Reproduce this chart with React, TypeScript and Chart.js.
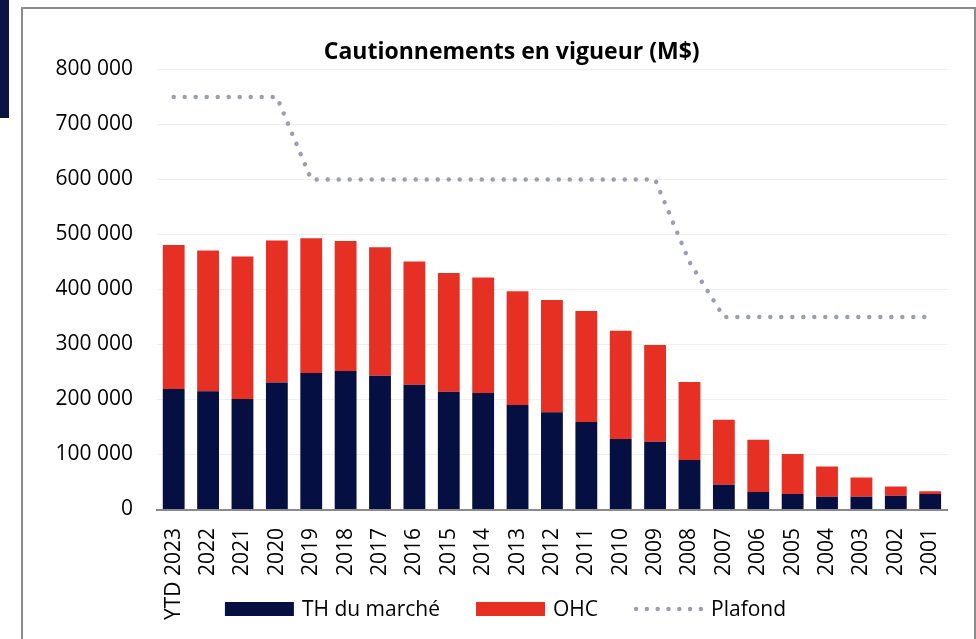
import React, { useEffect, useRef } from 'react';
import { Chart, registerables } from 'chart.js';

Chart.register(...registerables);

const categories = [
  'YTD 2023', '2022', '2021', '2020', '2019', '2018', '2017', '2016', '2015', '2014', '2013', '2012',
  '2011', '2010', '2009', '2008', '2007', '2006', '2005', '2004', '2003', '2002', '2001',
];

const thMarche = [
  219000, 215000, 201000, 231000, 248000, 252000, 243000, 227000, 214000, 212000, 190000, 177000,
  159000, 128000, 123000, 90000, 45000, 32000, 28000, 23000, 23000, 25000, 28000,
];

const ohc = [
  262000, 256000, 259000, 258000, 245000, 236000, 234000, 224000, 216000, 210000, 207000, 204000,
  202000, 197000, 176000, 142000, 118000, 95000, 73000, 55000, 35000, 17000, 5000,
];

const plafond = [
  750000, 750000, 750000, 750000, 600000, 600000, 600000, 600000, 600000, 600000, 600000, 600000,
  600000, 600000, 600000, 450000, 350000, 350000, 350000, 350000, 350000, 350000, 350000,
];

const seriesNames = ['TH du marché', 'OHC', 'Plafond'];
const titleText = 'Cautionnements en vigueur (M$)';

const NAVY = '#050f42';
const RED = '#e63024';
const DOT = '#9a9db3';
const FONT = "'Open Sans', 'Liberation Sans', sans-serif";

const fmt = (v: number) => String(v).replace(/\B(?=(\d{3})+(?!\d))/g, ' ');

// Legend drawn on the canvas, overlapping the x-axis label band like the original.
const bottomLegend = {
  id: 'bottomLegend',
  afterDraw(chart: any) {
    const ctx = chart.ctx as CanvasRenderingContext2D;
    const datasets = chart.data.datasets;
    const boxW = 69;
    const boxH = 14;
    const gap = 8;
    const spacing = 36;
    const centerX = 482.5;
    const centerY = 600;
    ctx.save();
    ctx.font = `21px ${FONT}`;
    ctx.textBaseline = 'middle';
    ctx.textAlign = 'left';
    const widths = datasets.map((d: any) => boxW + gap + ctx.measureText(d.label).width);
    const total = widths.reduce((a: number, b: number) => a + b, 0) + spacing * (datasets.length - 1);
    let x = centerX - total / 2;
    datasets.forEach((d: any, i: number) => {
      if (d.type === 'line') {
        ctx.save();
        ctx.strokeStyle = d.borderColor;
        ctx.lineWidth = d.borderWidth;
        ctx.lineCap = 'round';
        ctx.setLineDash([0.001, 10.8]);
        ctx.beginPath();
        ctx.moveTo(x + 2, centerY);
        ctx.lineTo(x + boxW, centerY);
        ctx.stroke();
        ctx.restore();
      } else {
        ctx.fillStyle = d.backgroundColor;
        ctx.fillRect(x, centerY - boxH / 2, boxW, boxH);
      }
      ctx.fillStyle = '#000';
      ctx.fillText(d.label, x + boxW + gap, centerY + 1);
      x += widths[i] + spacing;
    });
    ctx.restore();
  },
};

export default function App() {
  const ref = useRef<HTMLCanvasElement>(null);

  useEffect(() => {
    const canvas = ref.current;
    if (!canvas) return;
    const chart = new Chart(canvas, {
      type: 'bar',
      data: {
        labels: categories,
        datasets: [
          {
            type: 'bar',
            label: seriesNames[0],
            data: thMarche,
            backgroundColor: NAVY,
            borderWidth: 0,
            stack: 'bars',
            barPercentage: 0.635,
            categoryPercentage: 1,
          },
          {
            type: 'bar',
            label: seriesNames[1],
            data: ohc,
            backgroundColor: RED,
            borderWidth: 0,
            stack: 'bars',
            barPercentage: 0.635,
            categoryPercentage: 1,
          },
          {
            type: 'line',
            label: seriesNames[2],
            data: plafond,
            borderColor: DOT,
            backgroundColor: DOT,
            borderWidth: 4.5,
            borderDash: [0.001, 11],
            borderCapStyle: 'round',
            borderJoinStyle: 'round',
            pointRadius: 0,
            tension: 0,
            fill: false,
            stack: 'plafond',
          } as any,
        ],
      },
      options: {
        responsive: false,
        animation: false,
        events: [],
        layout: { padding: { left: 31.7, right: 5.3, top: 0, bottom: 0 } },
        scales: {
          x: {
            stacked: true,
            grid: { display: false, drawTicks: false },
            border: { display: true, color: '#8a8a8a', width: 2 },
            ticks: {
              autoSkip: false,
              minRotation: 90,
              maxRotation: 90,
              padding: 18.5,
              color: '#000',
              font: { family: FONT, size: 21 },
            },
            afterFit: (s: any) => {
              s.height = 129.5;
            },
          },
          y: {
            stacked: true,
            min: 0,
            max: 800000,
            grid: { color: '#efefef', lineWidth: 1, drawTicks: false },
            border: { display: false },
            ticks: {
              stepSize: 100000,
              padding: 23.5,
              color: '#000',
              font: { family: FONT, size: 21 },
              callback: (v: any) => fmt(Number(v)),
            },
            afterFit: (s: any) => {
              s.width = 101.8;
            },
          },
        },
        plugins: {
          tooltip: { enabled: false },
          legend: { display: false },
          title: {
            display: true,
            text: titleText,
            color: '#000',
            font: { family: FONT, size: 23, weight: 'bold' },
            padding: { top: 29.2, bottom: 3.7 },
          },
        },
      },
      plugins: [bottomLegend],
    });
    return () => chart.destroy();
  }, []);

  return (
    <div
      style={{
        position: 'fixed',
        left: 0,
        top: 0,
        width: 976,
        height: 639,
        overflow: 'hidden',
        background: '#fff',
      }}
    >
      <div style={{ position: 'absolute', left: 0, top: 0, width: 9, height: 118, background: '#0b1442' }} />
      <div
        style={{
          position: 'absolute',
          left: 21,
          top: 7,
          width: 955,
          height: 700,
          boxSizing: 'border-box',
          border: '2px solid #8c8c8c',
        }}
      />
      <canvas
        ref={ref}
        width={951}
        height={630}
        style={{ position: 'absolute', left: 23, top: 9, width: 951, height: 630 }}
      />
    </div>
  );
}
□ □ □ □ □
→ TASK BRIEF
Reproduce the material word for word. Any pictures should be left out of the copy.

→ TASK RESPONSE
Reproduce this chart with React, TypeScript and Chart.js.
import React, { useEffect, useRef } from 'react';
import { Chart, registerables } from 'chart.js';

Chart.register(...registerables);

const categories = [
  'YTD 2023', '2022', '2021', '2020', '2019', '2018', '2017', '2016', '2015', '2014', '2013', '2012',
  '2011', '2010', '2009', '2008', '2007', '2006', '2005', '2004', '2003', '2002', '2001',
];

const thMarche = [
  219000, 215000, 201000, 231000, 248000, 252000, 243000, 227000, 214000, 212000, 190000, 177000,
  159000, 128000, 123000, 90000, 45000, 32000, 28000, 23000, 23000, 25000, 28000,
];

const ohc = [
  262000, 256000, 259000, 258000, 245000, 236000, 234000, 224000, 216000, 210000, 207000, 204000,
  202000, 197000, 176000, 142000, 118000, 95000, 73000, 55000, 35000, 17000, 5000,
];

const plafond = [
  750000, 750000, 750000, 750000, 600000, 600000, 600000, 600000, 600000, 600000, 600000, 600000,
  600000, 600000, 600000, 450000, 350000, 350000, 350000, 350000, 350000, 350000, 350000,
];

const seriesNames = ['TH du marché', 'OHC', 'Plafond'];
const titleText = 'Cautionnements en vigueur (M$)';

const NAVY = '#050f42';
const RED = '#e63024';
const DOT = '#9a9db3';
const FONT = "'Open Sans', 'Liberation Sans', sans-serif";

const fmt = (v: number) => String(v).replace(/\B(?=(\d{3})+(?!\d))/g, ' ');

// Legend drawn on the canvas, overlapping the x-axis label band like the original.
const bottomLegend = {
  id: 'bottomLegend',
  afterDraw(chart: any) {
    const ctx = chart.ctx as CanvasRenderingContext2D;
    const datasets = chart.data.datasets;
    const boxW = 69;
    const boxH = 14;
    const gap = 8;
    const spacing = 36;
    const centerX = 482.5;
    const centerY = 600;
    ctx.save();
    ctx.font = `21px ${FONT}`;
    ctx.textBaseline = 'middle';
    ctx.textAlign = 'left';
    const widths = datasets.map((d: any) => boxW + gap + ctx.measureText(d.label).width);
    const total = widths.reduce((a: number, b: number) => a + b, 0) + spacing * (datasets.length - 1);
    let x = centerX - total / 2;
    datasets.forEach((d: any, i: number) => {
      if (d.type === 'line') {
        ctx.save();
        ctx.strokeStyle = d.borderColor;
        ctx.lineWidth = d.borderWidth;
        ctx.lineCap = 'round';
        ctx.setLineDash([0.001, 10.8]);
        ctx.beginPath();
        ctx.moveTo(x + 2, centerY);
        ctx.lineTo(x + boxW, centerY);
        ctx.stroke();
        ctx.restore();
      } else {
        ctx.fillStyle = d.backgroundColor;
        ctx.fillRect(x, centerY - boxH / 2, boxW, boxH);
      }
      ctx.fillStyle = '#000';
      ctx.fillText(d.label, x + boxW + gap, centerY + 1);
      x += widths[i] + spacing;
    });
    ctx.restore();
  },
};

export default function App() {
  const ref = useRef<HTMLCanvasElement>(null);

  useEffect(() => {
    const canvas = ref.current;
    if (!canvas) return;
    const chart = new Chart(canvas, {
      type: 'bar',
      data: {
        labels: categories,
        datasets: [
          {
            type: 'bar',
            label: seriesNames[0],
            data: thMarche,
            backgroundColor: NAVY,
            borderWidth: 0,
            stack: 'bars',
            barPercentage: 0.635,
            categoryPercentage: 1,
          },
          {
            type: 'bar',
            label: seriesNames[1],
            data: ohc,
            backgroundColor: RED,
            borderWidth: 0,
            stack: 'bars',
            barPercentage: 0.635,
            categoryPercentage: 1,
          },
          {
            type: 'line',
            label: seriesNames[2],
            data: plafond,
            borderColor: DOT,
            backgroundColor: DOT,
            borderWidth: 4.5,
            borderDash: [0.001, 11],
            borderCapStyle: 'round',
            borderJoinStyle: 'round',
            pointRadius: 0,
            tension: 0,
            fill: false,
            stack: 'plafond',
          } as any,
        ],
      },
      options: {
        responsive: false,
        animation: false,
        events: [],
        layout: { padding: { left: 31.7, right: 5.3, top: 0, bottom: 0 } },
        scales: {
          x: {
            stacked: true,
            grid: { display: false, drawTicks: false },
            border: { display: true, color: '#8a8a8a', width: 2 },
            ticks: {
              autoSkip: false,
              minRotation: 90,
              maxRotation: 90,
              padding: 18.5,
              color: '#000',
              font: { family: FONT, size: 21 },
            },
            afterFit: (s: any) => {
              s.height = 129.5;
            },
          },
          y: {
            stacked: true,
            min: 0,
            max: 800000,
            grid: { color: '#efefef', lineWidth: 1, drawTicks: false },
            border: { display: false },
            ticks: {
              stepSize: 100000,
              padding: 23.5,
              color: '#000',
              font: { family: FONT, size: 21 },
              callback: (v: any) => fmt(Number(v)),
            },
            afterFit: (s: any) => {
              s.width = 101.8;
            },
          },
        },
        plugins: {
          tooltip: { enabled: false },
          legend: { display: false },
          title: {
            display: true,
            text: titleText,
            color: '#000',
            font: { family: FONT, size: 23, weight: 'bold' },
            padding: { top: 29.2, bottom: 3.7 },
          },
        },
      },
      plugins: [bottomLegend],
    });
    return () => chart.destroy();
  }, []);

  return (
    <div
      style={{
        position: 'fixed',
        left: 0,
        top: 0,
        width: 976,
        height: 639,
        overflow: 'hidden',
        background: '#fff',
      }}
    >
      <div style={{ position: 'absolute', left: 0, top: 0, width: 9, height: 118, background: '#0b1442' }} />
      <div
        style={{
          position: 'absolute',
          left: 21,
          top: 7,
          width: 955,
          height: 700,
          boxSizing: 'border-box',
          border: '2px solid #8c8c8c',
        }}
      />
      <canvas
        ref={ref}
        width={951}
        height={630}
        style={{ position: 'absolute', left: 23, top: 9, width: 951, height: 630 }}
      />
    </div>
  );
}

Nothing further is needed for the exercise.